- [Exercise task]
Produce an exact copy of all the data below, dropping every image.

- [Supplied information]

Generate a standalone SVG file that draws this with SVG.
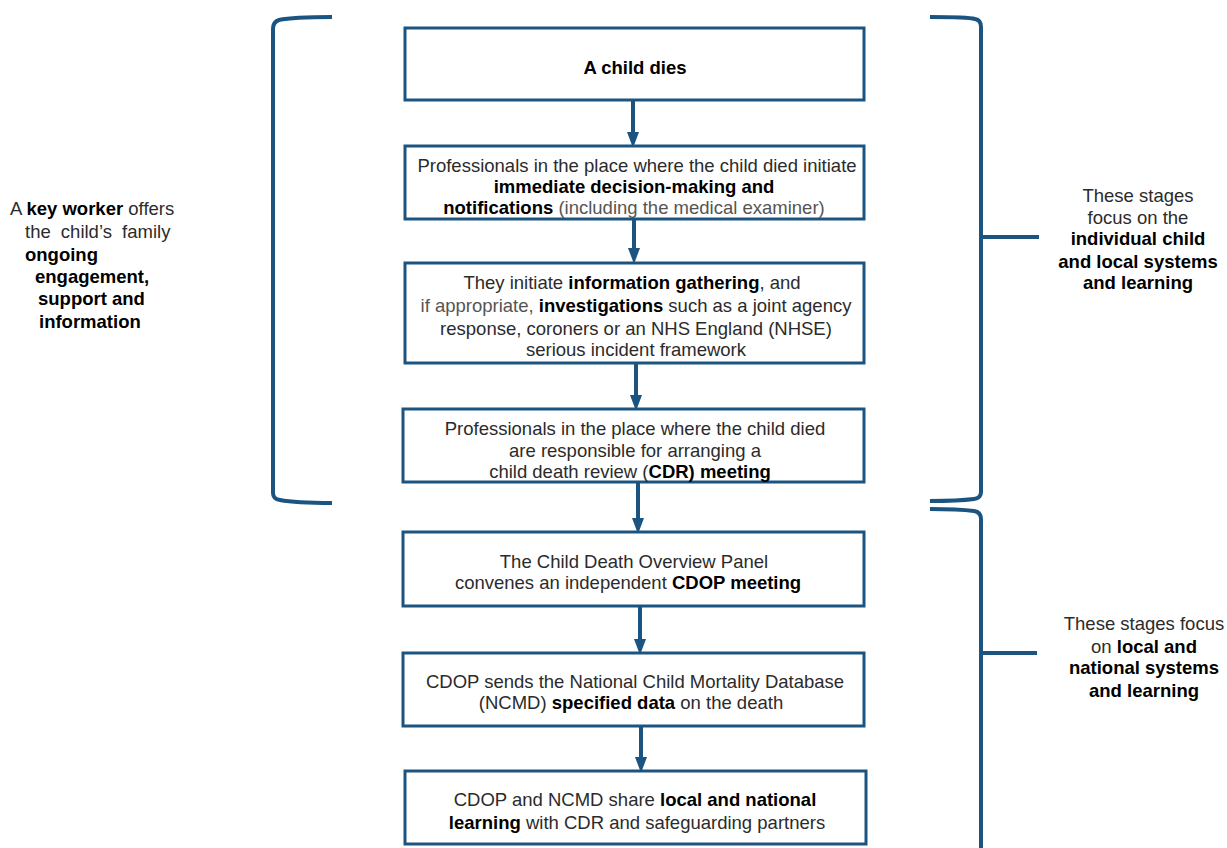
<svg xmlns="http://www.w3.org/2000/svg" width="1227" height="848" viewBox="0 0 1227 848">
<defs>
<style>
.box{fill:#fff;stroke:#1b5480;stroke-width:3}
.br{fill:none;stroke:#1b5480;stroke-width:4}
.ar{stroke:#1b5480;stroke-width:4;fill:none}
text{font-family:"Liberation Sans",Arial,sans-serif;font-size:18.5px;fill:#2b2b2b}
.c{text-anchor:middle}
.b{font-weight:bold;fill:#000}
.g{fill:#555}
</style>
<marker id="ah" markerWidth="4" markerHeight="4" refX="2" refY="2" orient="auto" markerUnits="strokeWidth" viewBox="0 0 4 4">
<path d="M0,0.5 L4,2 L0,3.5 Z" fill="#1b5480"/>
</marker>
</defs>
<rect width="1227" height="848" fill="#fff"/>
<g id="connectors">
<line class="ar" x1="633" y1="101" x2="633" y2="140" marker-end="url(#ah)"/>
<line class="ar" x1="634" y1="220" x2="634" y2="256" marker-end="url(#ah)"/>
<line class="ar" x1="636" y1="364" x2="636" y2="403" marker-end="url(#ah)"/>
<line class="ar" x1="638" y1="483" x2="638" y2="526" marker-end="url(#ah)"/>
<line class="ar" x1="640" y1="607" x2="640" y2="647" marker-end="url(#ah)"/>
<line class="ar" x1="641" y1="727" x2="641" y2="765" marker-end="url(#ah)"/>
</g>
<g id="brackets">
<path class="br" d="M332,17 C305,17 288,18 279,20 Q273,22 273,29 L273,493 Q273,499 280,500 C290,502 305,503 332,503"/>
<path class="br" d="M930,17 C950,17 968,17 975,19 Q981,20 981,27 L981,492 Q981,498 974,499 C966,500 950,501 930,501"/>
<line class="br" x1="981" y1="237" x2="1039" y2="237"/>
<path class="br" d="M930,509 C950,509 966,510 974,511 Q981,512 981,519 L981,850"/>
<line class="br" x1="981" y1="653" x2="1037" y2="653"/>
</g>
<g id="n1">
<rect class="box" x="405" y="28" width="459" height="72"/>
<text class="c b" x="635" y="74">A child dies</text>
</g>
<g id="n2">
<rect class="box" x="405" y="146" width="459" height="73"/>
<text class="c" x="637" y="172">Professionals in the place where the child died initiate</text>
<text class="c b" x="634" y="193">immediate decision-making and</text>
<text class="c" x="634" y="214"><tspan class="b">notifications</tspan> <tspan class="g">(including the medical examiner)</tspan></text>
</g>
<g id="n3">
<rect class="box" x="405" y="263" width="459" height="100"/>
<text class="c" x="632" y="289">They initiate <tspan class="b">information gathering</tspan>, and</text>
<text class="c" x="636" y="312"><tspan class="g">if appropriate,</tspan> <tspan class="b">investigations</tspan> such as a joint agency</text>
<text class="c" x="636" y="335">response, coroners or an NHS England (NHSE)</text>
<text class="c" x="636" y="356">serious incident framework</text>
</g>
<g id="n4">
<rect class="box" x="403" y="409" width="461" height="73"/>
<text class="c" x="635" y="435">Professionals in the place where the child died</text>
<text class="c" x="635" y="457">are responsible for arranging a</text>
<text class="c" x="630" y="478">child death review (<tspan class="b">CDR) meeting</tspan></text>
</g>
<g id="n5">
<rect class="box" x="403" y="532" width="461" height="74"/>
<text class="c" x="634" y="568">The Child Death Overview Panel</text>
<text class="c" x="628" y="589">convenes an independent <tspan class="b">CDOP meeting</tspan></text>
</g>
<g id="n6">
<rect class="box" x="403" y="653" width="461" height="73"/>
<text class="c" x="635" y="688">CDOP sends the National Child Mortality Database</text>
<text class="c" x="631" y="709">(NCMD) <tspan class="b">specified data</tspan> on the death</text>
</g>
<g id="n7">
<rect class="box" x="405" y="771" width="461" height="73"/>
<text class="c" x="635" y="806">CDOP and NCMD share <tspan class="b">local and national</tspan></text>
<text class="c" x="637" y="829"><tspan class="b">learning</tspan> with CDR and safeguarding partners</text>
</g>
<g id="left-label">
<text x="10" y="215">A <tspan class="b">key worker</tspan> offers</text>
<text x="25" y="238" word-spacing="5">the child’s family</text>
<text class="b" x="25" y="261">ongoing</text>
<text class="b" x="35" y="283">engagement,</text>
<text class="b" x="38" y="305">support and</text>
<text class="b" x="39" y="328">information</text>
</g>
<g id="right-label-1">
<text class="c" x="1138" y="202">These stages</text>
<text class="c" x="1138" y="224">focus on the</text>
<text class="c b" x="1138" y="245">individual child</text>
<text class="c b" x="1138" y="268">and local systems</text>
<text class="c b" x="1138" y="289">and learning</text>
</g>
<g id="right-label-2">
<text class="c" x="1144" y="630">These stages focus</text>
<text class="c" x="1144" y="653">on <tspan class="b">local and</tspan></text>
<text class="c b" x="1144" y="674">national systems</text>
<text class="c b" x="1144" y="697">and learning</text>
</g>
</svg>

- [Finished answer]
Generate a standalone SVG file that draws this with SVG.
<svg xmlns="http://www.w3.org/2000/svg" width="1227" height="848" viewBox="0 0 1227 848">
<defs>
<style>
.box{fill:#fff;stroke:#1b5480;stroke-width:3}
.br{fill:none;stroke:#1b5480;stroke-width:4}
.ar{stroke:#1b5480;stroke-width:4;fill:none}
text{font-family:"Liberation Sans",Arial,sans-serif;font-size:18.5px;fill:#2b2b2b}
.c{text-anchor:middle}
.b{font-weight:bold;fill:#000}
.g{fill:#555}
</style>
<marker id="ah" markerWidth="4" markerHeight="4" refX="2" refY="2" orient="auto" markerUnits="strokeWidth" viewBox="0 0 4 4">
<path d="M0,0.5 L4,2 L0,3.5 Z" fill="#1b5480"/>
</marker>
</defs>
<rect width="1227" height="848" fill="#fff"/>
<g id="connectors">
<line class="ar" x1="633" y1="101" x2="633" y2="140" marker-end="url(#ah)"/>
<line class="ar" x1="634" y1="220" x2="634" y2="256" marker-end="url(#ah)"/>
<line class="ar" x1="636" y1="364" x2="636" y2="403" marker-end="url(#ah)"/>
<line class="ar" x1="638" y1="483" x2="638" y2="526" marker-end="url(#ah)"/>
<line class="ar" x1="640" y1="607" x2="640" y2="647" marker-end="url(#ah)"/>
<line class="ar" x1="641" y1="727" x2="641" y2="765" marker-end="url(#ah)"/>
</g>
<g id="brackets">
<path class="br" d="M332,17 C305,17 288,18 279,20 Q273,22 273,29 L273,493 Q273,499 280,500 C290,502 305,503 332,503"/>
<path class="br" d="M930,17 C950,17 968,17 975,19 Q981,20 981,27 L981,492 Q981,498 974,499 C966,500 950,501 930,501"/>
<line class="br" x1="981" y1="237" x2="1039" y2="237"/>
<path class="br" d="M930,509 C950,509 966,510 974,511 Q981,512 981,519 L981,850"/>
<line class="br" x1="981" y1="653" x2="1037" y2="653"/>
</g>
<g id="n1">
<rect class="box" x="405" y="28" width="459" height="72"/>
<text class="c b" x="635" y="74">A child dies</text>
</g>
<g id="n2">
<rect class="box" x="405" y="146" width="459" height="73"/>
<text class="c" x="637" y="172">Professionals in the place where the child died initiate</text>
<text class="c b" x="634" y="193">immediate decision-making and</text>
<text class="c" x="634" y="214"><tspan class="b">notifications</tspan> <tspan class="g">(including the medical examiner)</tspan></text>
</g>
<g id="n3">
<rect class="box" x="405" y="263" width="459" height="100"/>
<text class="c" x="632" y="289">They initiate <tspan class="b">information gathering</tspan>, and</text>
<text class="c" x="636" y="312"><tspan class="g">if appropriate,</tspan> <tspan class="b">investigations</tspan> such as a joint agency</text>
<text class="c" x="636" y="335">response, coroners or an NHS England (NHSE)</text>
<text class="c" x="636" y="356">serious incident framework</text>
</g>
<g id="n4">
<rect class="box" x="403" y="409" width="461" height="73"/>
<text class="c" x="635" y="435">Professionals in the place where the child died</text>
<text class="c" x="635" y="457">are responsible for arranging a</text>
<text class="c" x="630" y="478">child death review (<tspan class="b">CDR) meeting</tspan></text>
</g>
<g id="n5">
<rect class="box" x="403" y="532" width="461" height="74"/>
<text class="c" x="634" y="568">The Child Death Overview Panel</text>
<text class="c" x="628" y="589">convenes an independent <tspan class="b">CDOP meeting</tspan></text>
</g>
<g id="n6">
<rect class="box" x="403" y="653" width="461" height="73"/>
<text class="c" x="635" y="688">CDOP sends the National Child Mortality Database</text>
<text class="c" x="631" y="709">(NCMD) <tspan class="b">specified data</tspan> on the death</text>
</g>
<g id="n7">
<rect class="box" x="405" y="771" width="461" height="73"/>
<text class="c" x="635" y="806">CDOP and NCMD share <tspan class="b">local and national</tspan></text>
<text class="c" x="637" y="829"><tspan class="b">learning</tspan> with CDR and safeguarding partners</text>
</g>
<g id="left-label">
<text x="10" y="215">A <tspan class="b">key worker</tspan> offers</text>
<text x="25" y="238" word-spacing="5">the child’s family</text>
<text class="b" x="25" y="261">ongoing</text>
<text class="b" x="35" y="283">engagement,</text>
<text class="b" x="38" y="305">support and</text>
<text class="b" x="39" y="328">information</text>
</g>
<g id="right-label-1">
<text class="c" x="1138" y="202">These stages</text>
<text class="c" x="1138" y="224">focus on the</text>
<text class="c b" x="1138" y="245">individual child</text>
<text class="c b" x="1138" y="268">and local systems</text>
<text class="c b" x="1138" y="289">and learning</text>
</g>
<g id="right-label-2">
<text class="c" x="1144" y="630">These stages focus</text>
<text class="c" x="1144" y="653">on <tspan class="b">local and</tspan></text>
<text class="c b" x="1144" y="674">national systems</text>
<text class="c b" x="1144" y="697">and learning</text>
</g>
</svg>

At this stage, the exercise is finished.